What is expected ▸ Do not copy the pictures; transcribe all other material exactly.

Data extract ▸
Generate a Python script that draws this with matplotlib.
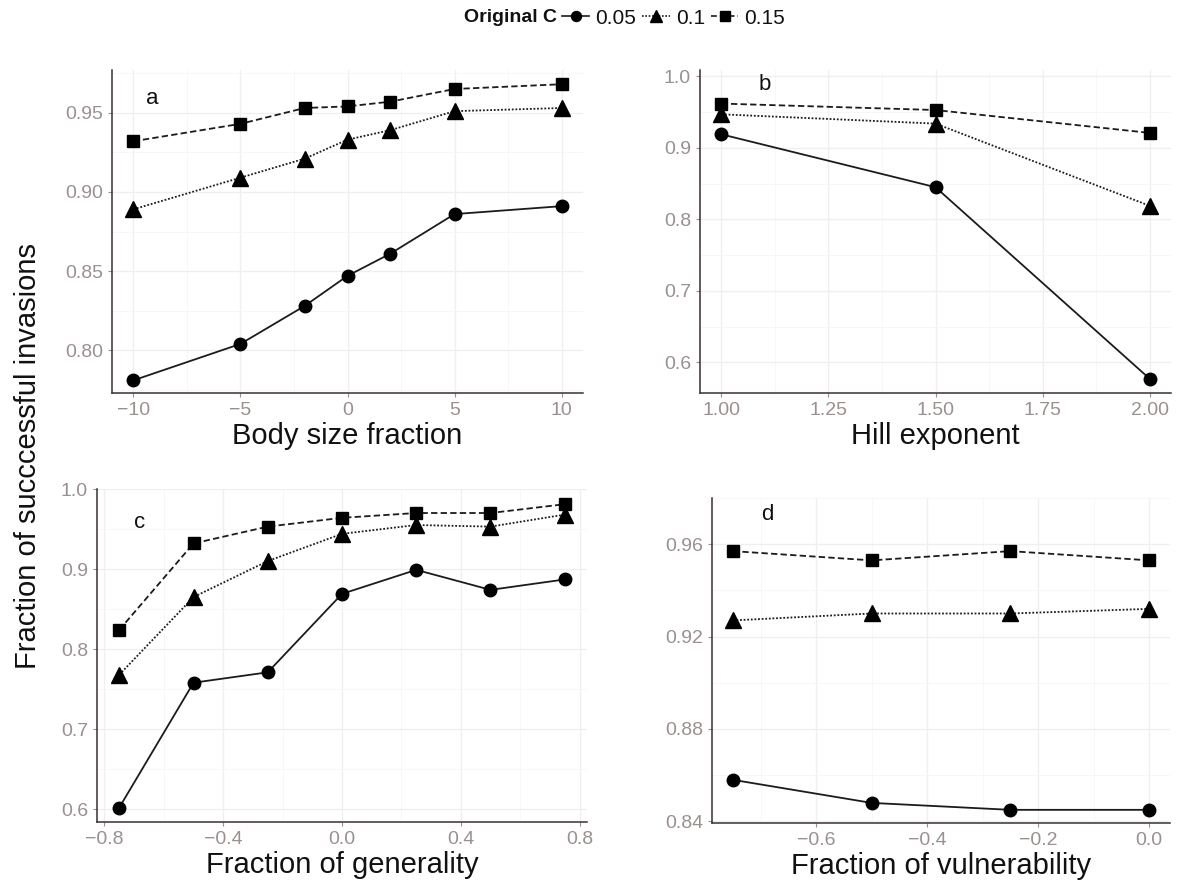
import matplotlib
matplotlib.use('Agg')
import matplotlib.pyplot as plt
from matplotlib.lines import Line2D
from matplotlib.ticker import FuncFormatter, AutoMinorLocator

plt.rcParams['font.family'] = ['Liberation Sans', 'DejaVu Sans']

# series labels (Original C)
c_labels = ['0.05', '0.1', '0.15']

# panel a: body size fraction
body_x = [-10, -5, -2, 0, 2, 5, 10]
body_005 = [0.781, 0.804, 0.828, 0.847, 0.861, 0.886, 0.891]
body_010 = [0.889, 0.909, 0.921, 0.933, 0.939, 0.951, 0.953]
body_015 = [0.932, 0.943, 0.953, 0.954, 0.957, 0.965, 0.968]

# panel b: hill exponent
hill_x = [1.0, 1.5, 2.0]
hill_005 = [0.919, 0.845, 0.577]
hill_010 = [0.947, 0.934, 0.819]
hill_015 = [0.962, 0.953, 0.921]

# panel c: fraction of generality
gen_x = [-0.75, -0.5, -0.25, 0.0, 0.25, 0.5, 0.75]
gen_005 = [0.602, 0.758, 0.771, 0.869, 0.899, 0.874, 0.887]
gen_010 = [0.768, 0.865, 0.910, 0.944, 0.955, 0.953, 0.968]
gen_015 = [0.824, 0.932, 0.953, 0.964, 0.970, 0.970, 0.981]

# panel d: fraction of vulnerability
vul_x = [-0.75, -0.5, -0.25, 0.0]
vul_005 = [0.858, 0.848, 0.845, 0.845]
vul_010 = [0.927, 0.930, 0.930, 0.932]
vul_015 = [0.957, 0.953, 0.957, 0.953]

W, H = 1194, 884
fig = plt.figure(figsize=(W / 100, H / 100), dpi=100)

line_col = '#1e1a1a'
tick_col = '#9a9090'
spine_col = '#3a3030'
# marker, linestyle, marker size
styles = [('o', '-', 9), ('^', (0, (1, 1)), 11), ('s', (0, (3.5, 1.8)), 9)]


def fmt(decimals):
    return FuncFormatter(lambda v, p: f'{v:.{decimals}f}'.replace('-', '\u2212'))


def px_axes(left, right, top, bottom):
    return fig.add_axes([left / W, 1 - bottom / H, (right - left) / W, (bottom - top) / H])


def style_panel(ax, x, series, xlim, ylim, xticks, yticks, ydec, xlabel, letter, lpos, xdec=None):
    for (m, ls, ms), y in zip(styles, series):
        ax.plot(x, y, color=line_col, linestyle=ls, lw=1.3, marker=m, markersize=ms,
                markerfacecolor='black', markeredgecolor='black', zorder=3)
    ax.set_xlim(*xlim)
    ax.set_ylim(*ylim)
    ax.set_xticks(xticks)
    ax.set_yticks(yticks)
    ax.yaxis.set_major_formatter(fmt(ydec))
    if xdec is not None:
        ax.xaxis.set_major_formatter(fmt(xdec))
    ax.xaxis.set_minor_locator(AutoMinorLocator(2))
    ax.yaxis.set_minor_locator(AutoMinorLocator(2))
    ax.grid(True, which='major', color='#f0eeee', lw=0.9)
    ax.grid(True, which='minor', color='#f7f6f6', lw=0.6)
    ax.set_axisbelow(True)
    for s in ['top', 'right']:
        ax.spines[s].set_visible(False)
    for s in ['left', 'bottom']:
        ax.spines[s].set_color(spine_col)
        ax.spines[s].set_linewidth(1.1)
    ax.tick_params(which='major', colors=tick_col, labelsize=14, length=3, width=0.8)
    ax.tick_params(which='minor', length=0)
    ax.set_xlabel(xlabel, fontsize=21, color='#111111', labelpad=2)
    ax.text(lpos[0], lpos[1], letter, transform=ax.transAxes, fontsize=16,
            color='#111111', ha='center', va='center')


ax_a = px_axes(112, 583, 70, 393)
style_panel(ax_a, body_x, [body_005, body_010, body_015], (-11, 11), (0.773, 0.977),
            [-10, -5, 0, 5, 10], [0.80, 0.85, 0.90, 0.95], 2,
            'Body size fraction', 'a', (0.085, 0.913), xdec=0)

ax_b = px_axes(700, 1171, 70, 393)
style_panel(ax_b, hill_x, [hill_005, hill_010, hill_015], (0.95, 2.05), (0.557, 1.009),
            [1.0, 1.25, 1.5, 1.75, 2.0], [0.6, 0.7, 0.8, 0.9, 1.0], 1,
            'Hill exponent', 'b', (0.138, 0.954), xdec=2)

ax_c = px_axes(97, 587, 489, 822)
style_panel(ax_c, gen_x, [gen_005, gen_010, gen_015], (-0.825, 0.825), (0.584, 1.0),
            [-0.8, -0.4, 0.0, 0.4, 0.8], [0.6, 0.7, 0.8, 0.9, 1.0], 1,
            'Fraction of generality', 'c', (0.088, 0.90), xdec=1)

ax_d = px_axes(712, 1170, 498, 823)
style_panel(ax_d, vul_x, [vul_005, vul_010, vul_015], (-0.7875, 0.0375), (0.8393, 0.980),
            [-0.6, -0.4, -0.2, 0.0], [0.84, 0.88, 0.92, 0.96], 2,
            'Fraction of vulnerability', 'd', (0.12, 0.948), xdec=1)

fig.text(28 / W, 1 - 456 / H, 'Fraction of succcessful invasions', rotation=90,
         fontsize=21, color='#111111', ha='center', va='center')

# legend at the top
fig.text(557 / W, 1 - 18 / H, 'Original C', fontsize=14, fontweight='bold',
         color='#111111', ha='right', va='center')
handles = [Line2D([], [], color=line_col, linestyle=ls, lw=1.2, marker=m, markersize=ms * 0.8,
                  markerfacecolor='black', markeredgecolor='black')
           for (m, ls, ms) in styles]
fig.legend(handles, c_labels, loc='center left', bbox_to_anchor=(562 / W, 1 - 18 / H),
           ncol=3, frameon=False, fontsize=15, handlelength=1.3, handletextpad=0.3,
           columnspacing=0.3, borderpad=0, borderaxespad=0, labelcolor='#111111')

fig.savefig('out.png', dpi=100, facecolor='white')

Answer ▸
Generate a Python script that draws this with matplotlib.
import matplotlib
matplotlib.use('Agg')
import matplotlib.pyplot as plt
from matplotlib.lines import Line2D
from matplotlib.ticker import FuncFormatter, AutoMinorLocator

plt.rcParams['font.family'] = ['Liberation Sans', 'DejaVu Sans']

# series labels (Original C)
c_labels = ['0.05', '0.1', '0.15']

# panel a: body size fraction
body_x = [-10, -5, -2, 0, 2, 5, 10]
body_005 = [0.781, 0.804, 0.828, 0.847, 0.861, 0.886, 0.891]
body_010 = [0.889, 0.909, 0.921, 0.933, 0.939, 0.951, 0.953]
body_015 = [0.932, 0.943, 0.953, 0.954, 0.957, 0.965, 0.968]

# panel b: hill exponent
hill_x = [1.0, 1.5, 2.0]
hill_005 = [0.919, 0.845, 0.577]
hill_010 = [0.947, 0.934, 0.819]
hill_015 = [0.962, 0.953, 0.921]

# panel c: fraction of generality
gen_x = [-0.75, -0.5, -0.25, 0.0, 0.25, 0.5, 0.75]
gen_005 = [0.602, 0.758, 0.771, 0.869, 0.899, 0.874, 0.887]
gen_010 = [0.768, 0.865, 0.910, 0.944, 0.955, 0.953, 0.968]
gen_015 = [0.824, 0.932, 0.953, 0.964, 0.970, 0.970, 0.981]

# panel d: fraction of vulnerability
vul_x = [-0.75, -0.5, -0.25, 0.0]
vul_005 = [0.858, 0.848, 0.845, 0.845]
vul_010 = [0.927, 0.930, 0.930, 0.932]
vul_015 = [0.957, 0.953, 0.957, 0.953]

W, H = 1194, 884
fig = plt.figure(figsize=(W / 100, H / 100), dpi=100)

line_col = '#1e1a1a'
tick_col = '#9a9090'
spine_col = '#3a3030'
# marker, linestyle, marker size
styles = [('o', '-', 9), ('^', (0, (1, 1)), 11), ('s', (0, (3.5, 1.8)), 9)]


def fmt(decimals):
    return FuncFormatter(lambda v, p: f'{v:.{decimals}f}'.replace('-', '\u2212'))


def px_axes(left, right, top, bottom):
    return fig.add_axes([left / W, 1 - bottom / H, (right - left) / W, (bottom - top) / H])


def style_panel(ax, x, series, xlim, ylim, xticks, yticks, ydec, xlabel, letter, lpos, xdec=None):
    for (m, ls, ms), y in zip(styles, series):
        ax.plot(x, y, color=line_col, linestyle=ls, lw=1.3, marker=m, markersize=ms,
                markerfacecolor='black', markeredgecolor='black', zorder=3)
    ax.set_xlim(*xlim)
    ax.set_ylim(*ylim)
    ax.set_xticks(xticks)
    ax.set_yticks(yticks)
    ax.yaxis.set_major_formatter(fmt(ydec))
    if xdec is not None:
        ax.xaxis.set_major_formatter(fmt(xdec))
    ax.xaxis.set_minor_locator(AutoMinorLocator(2))
    ax.yaxis.set_minor_locator(AutoMinorLocator(2))
    ax.grid(True, which='major', color='#f0eeee', lw=0.9)
    ax.grid(True, which='minor', color='#f7f6f6', lw=0.6)
    ax.set_axisbelow(True)
    for s in ['top', 'right']:
        ax.spines[s].set_visible(False)
    for s in ['left', 'bottom']:
        ax.spines[s].set_color(spine_col)
        ax.spines[s].set_linewidth(1.1)
    ax.tick_params(which='major', colors=tick_col, labelsize=14, length=3, width=0.8)
    ax.tick_params(which='minor', length=0)
    ax.set_xlabel(xlabel, fontsize=21, color='#111111', labelpad=2)
    ax.text(lpos[0], lpos[1], letter, transform=ax.transAxes, fontsize=16,
            color='#111111', ha='center', va='center')


ax_a = px_axes(112, 583, 70, 393)
style_panel(ax_a, body_x, [body_005, body_010, body_015], (-11, 11), (0.773, 0.977),
            [-10, -5, 0, 5, 10], [0.80, 0.85, 0.90, 0.95], 2,
            'Body size fraction', 'a', (0.085, 0.913), xdec=0)

ax_b = px_axes(700, 1171, 70, 393)
style_panel(ax_b, hill_x, [hill_005, hill_010, hill_015], (0.95, 2.05), (0.557, 1.009),
            [1.0, 1.25, 1.5, 1.75, 2.0], [0.6, 0.7, 0.8, 0.9, 1.0], 1,
            'Hill exponent', 'b', (0.138, 0.954), xdec=2)

ax_c = px_axes(97, 587, 489, 822)
style_panel(ax_c, gen_x, [gen_005, gen_010, gen_015], (-0.825, 0.825), (0.584, 1.0),
            [-0.8, -0.4, 0.0, 0.4, 0.8], [0.6, 0.7, 0.8, 0.9, 1.0], 1,
            'Fraction of generality', 'c', (0.088, 0.90), xdec=1)

ax_d = px_axes(712, 1170, 498, 823)
style_panel(ax_d, vul_x, [vul_005, vul_010, vul_015], (-0.7875, 0.0375), (0.8393, 0.980),
            [-0.6, -0.4, -0.2, 0.0], [0.84, 0.88, 0.92, 0.96], 2,
            'Fraction of vulnerability', 'd', (0.12, 0.948), xdec=1)

fig.text(28 / W, 1 - 456 / H, 'Fraction of succcessful invasions', rotation=90,
         fontsize=21, color='#111111', ha='center', va='center')

# legend at the top
fig.text(557 / W, 1 - 18 / H, 'Original C', fontsize=14, fontweight='bold',
         color='#111111', ha='right', va='center')
handles = [Line2D([], [], color=line_col, linestyle=ls, lw=1.2, marker=m, markersize=ms * 0.8,
                  markerfacecolor='black', markeredgecolor='black')
           for (m, ls, ms) in styles]
fig.legend(handles, c_labels, loc='center left', bbox_to_anchor=(562 / W, 1 - 18 / H),
           ncol=3, frameon=False, fontsize=15, handlelength=1.3, handletextpad=0.3,
           columnspacing=0.3, borderpad=0, borderaxespad=0, labelcolor='#111111')

fig.savefig('out.png', dpi=100, facecolor='white')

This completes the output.